<<<<
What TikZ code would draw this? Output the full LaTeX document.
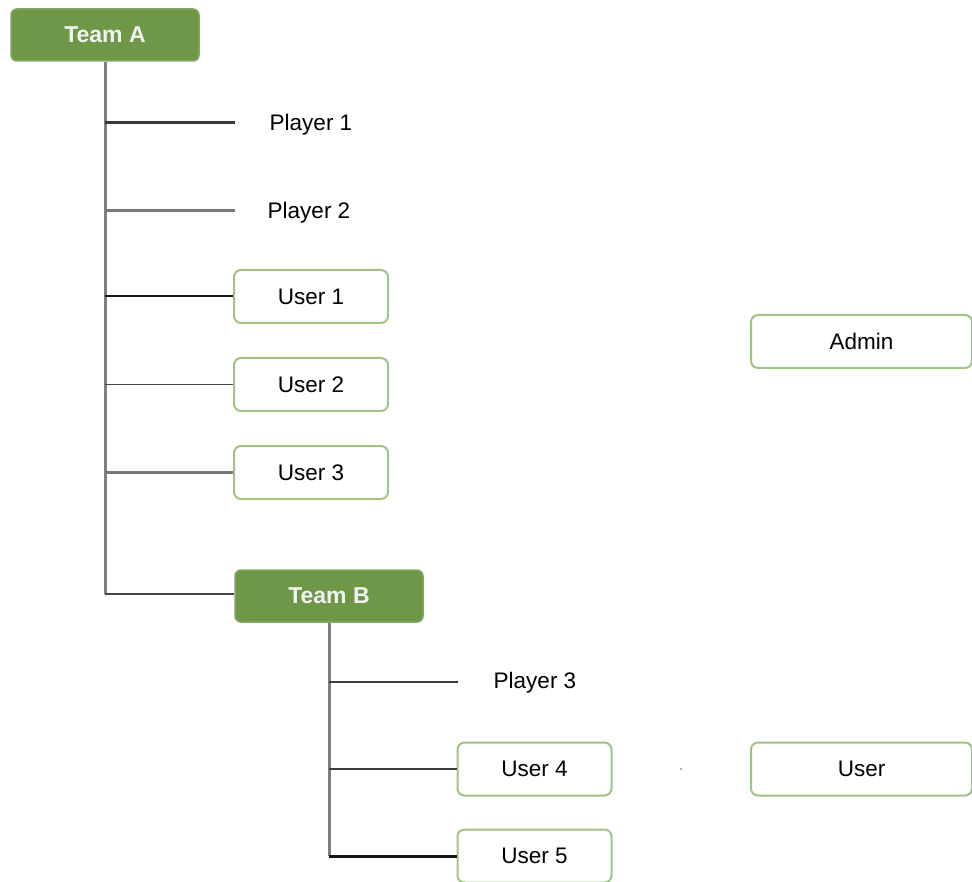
\documentclass[tikz,border=0pt]{standalone}
\usepackage{fontspec}
\setmainfont{Liberation Sans}
\definecolor{teamgreen}{RGB}{110,151,72}
\definecolor{boxedge}{RGB}{160,195,135}
\definecolor{spinegray}{RGB}{128,128,128}
\tikzset{
  teambox/.style={draw=teamgreen!85!white, fill=teamgreen, line width=1.5pt, rounded corners=6pt,
    minimum width=188pt, minimum height=52pt, text=white!95!black, font=\fontsize{23}{26}\selectfont\bfseries, inner sep=0pt},
  userbox/.style={draw=boxedge, fill=white, line width=2pt, rounded corners=7pt,
    minimum width=154pt, minimum height=53pt, font=\fontsize{22.5}{26}\selectfont, inner sep=0pt},
  widebox/.style={userbox, minimum width=221pt},
  plain/.style={font=\fontsize{22.5}{26}\selectfont, inner sep=0pt},
  spine/.style={draw=spinegray, line width=3pt},
}
\begin{document}
\begin{tikzpicture}[x=1pt,y=-1pt]
\useasboundingbox (0,0) rectangle (972,882);
% nodes
\node[teambox] (teamA) at (105,35) {Team A};
\node[plain] (p1) at (311,125) {Player 1};
\node[plain] (p2) at (309,213) {Player 2};
\node[userbox] (u1) at (311,296.5) {User 1};
\node[userbox] (u2) at (311,384.5) {User 2};
\node[userbox] (u3) at (311,472.5) {User 3};
\node[teambox] (teamB) at (329,596) {Team B};
\node[plain] (p3) at (535,683) {Player 3};
\node[userbox] (u4) at (534.5,769) {User 4};
\node[userbox] (u5) at (534.5,856) {User 5};
\node[widebox] (admin) at (861.5,341.5) {Admin};
\node[widebox] (user) at (861.5,769) {User};
% coordinates
\coordinate (a1) at (105,123);
\coordinate (a2) at (105,211);
\coordinate (a3) at (105,296.5);
\coordinate (a4) at (105,384.5);
\coordinate (a5) at (105,472.5);
\coordinate (a6) at (105,594);
\coordinate (e1) at (235,123);
\coordinate (e2) at (235,211);
\coordinate (b1) at (329,682);
\coordinate (b2) at (329,769);
\coordinate (b3) at (329,856);
\coordinate (e3) at (458,682);
% spines
\draw[spine] (teamA.south) -- (a6);
\draw[spine] (teamB.south) -- (b3);
% branches
\draw[draw={rgb,255:red,58;green,58;blue,58}, line width=3pt] (a1) -- (e1);
\draw[draw={rgb,255:red,120;green,120;blue,120}, line width=3pt] (a2) -- (e2);
\draw[draw={rgb,255:red,20;green,20;blue,20}, line width=2pt] (a3) -- (u1.west);
\draw[draw={rgb,255:red,70;green,70;blue,70}, line width=1pt] (a4) -- (u2.west);
\draw[draw={rgb,255:red,120;green,120;blue,120}, line width=3pt] (a5) -- (u3.west);
\draw[draw={rgb,255:red,70;green,70;blue,70}, line width=1.5pt] (a6) -- (a6 -| teamB.west);
\draw[draw={rgb,255:red,60;green,60;blue,60}, line width=1.5pt] (b1) -- (e3);
\draw[draw={rgb,255:red,60;green,60;blue,60}, line width=1.2pt] (b2) -- (u4.west);
\draw[draw={rgb,255:red,20;green,20;blue,20}, line width=3pt] (b3) -- (u5.west);
% stray dot
\fill[gray] (681,769) circle (1pt);
\end{tikzpicture}
\end{document}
>>>>
-- Objective --
Send back the data above word for word, with the pictures left out.

-- The output --
What TikZ code would draw this? Output the full LaTeX document.
\documentclass[tikz,border=0pt]{standalone}
\usepackage{fontspec}
\setmainfont{Liberation Sans}
\definecolor{teamgreen}{RGB}{110,151,72}
\definecolor{boxedge}{RGB}{160,195,135}
\definecolor{spinegray}{RGB}{128,128,128}
\tikzset{
  teambox/.style={draw=teamgreen!85!white, fill=teamgreen, line width=1.5pt, rounded corners=6pt,
    minimum width=188pt, minimum height=52pt, text=white!95!black, font=\fontsize{23}{26}\selectfont\bfseries, inner sep=0pt},
  userbox/.style={draw=boxedge, fill=white, line width=2pt, rounded corners=7pt,
    minimum width=154pt, minimum height=53pt, font=\fontsize{22.5}{26}\selectfont, inner sep=0pt},
  widebox/.style={userbox, minimum width=221pt},
  plain/.style={font=\fontsize{22.5}{26}\selectfont, inner sep=0pt},
  spine/.style={draw=spinegray, line width=3pt},
}
\begin{document}
\begin{tikzpicture}[x=1pt,y=-1pt]
\useasboundingbox (0,0) rectangle (972,882);
% nodes
\node[teambox] (teamA) at (105,35) {Team A};
\node[plain] (p1) at (311,125) {Player 1};
\node[plain] (p2) at (309,213) {Player 2};
\node[userbox] (u1) at (311,296.5) {User 1};
\node[userbox] (u2) at (311,384.5) {User 2};
\node[userbox] (u3) at (311,472.5) {User 3};
\node[teambox] (teamB) at (329,596) {Team B};
\node[plain] (p3) at (535,683) {Player 3};
\node[userbox] (u4) at (534.5,769) {User 4};
\node[userbox] (u5) at (534.5,856) {User 5};
\node[widebox] (admin) at (861.5,341.5) {Admin};
\node[widebox] (user) at (861.5,769) {User};
% coordinates
\coordinate (a1) at (105,123);
\coordinate (a2) at (105,211);
\coordinate (a3) at (105,296.5);
\coordinate (a4) at (105,384.5);
\coordinate (a5) at (105,472.5);
\coordinate (a6) at (105,594);
\coordinate (e1) at (235,123);
\coordinate (e2) at (235,211);
\coordinate (b1) at (329,682);
\coordinate (b2) at (329,769);
\coordinate (b3) at (329,856);
\coordinate (e3) at (458,682);
% spines
\draw[spine] (teamA.south) -- (a6);
\draw[spine] (teamB.south) -- (b3);
% branches
\draw[draw={rgb,255:red,58;green,58;blue,58}, line width=3pt] (a1) -- (e1);
\draw[draw={rgb,255:red,120;green,120;blue,120}, line width=3pt] (a2) -- (e2);
\draw[draw={rgb,255:red,20;green,20;blue,20}, line width=2pt] (a3) -- (u1.west);
\draw[draw={rgb,255:red,70;green,70;blue,70}, line width=1pt] (a4) -- (u2.west);
\draw[draw={rgb,255:red,120;green,120;blue,120}, line width=3pt] (a5) -- (u3.west);
\draw[draw={rgb,255:red,70;green,70;blue,70}, line width=1.5pt] (a6) -- (a6 -| teamB.west);
\draw[draw={rgb,255:red,60;green,60;blue,60}, line width=1.5pt] (b1) -- (e3);
\draw[draw={rgb,255:red,60;green,60;blue,60}, line width=1.2pt] (b2) -- (u4.west);
\draw[draw={rgb,255:red,20;green,20;blue,20}, line width=3pt] (b3) -- (u5.west);
% stray dot
\fill[gray] (681,769) circle (1pt);
\end{tikzpicture}
\end{document}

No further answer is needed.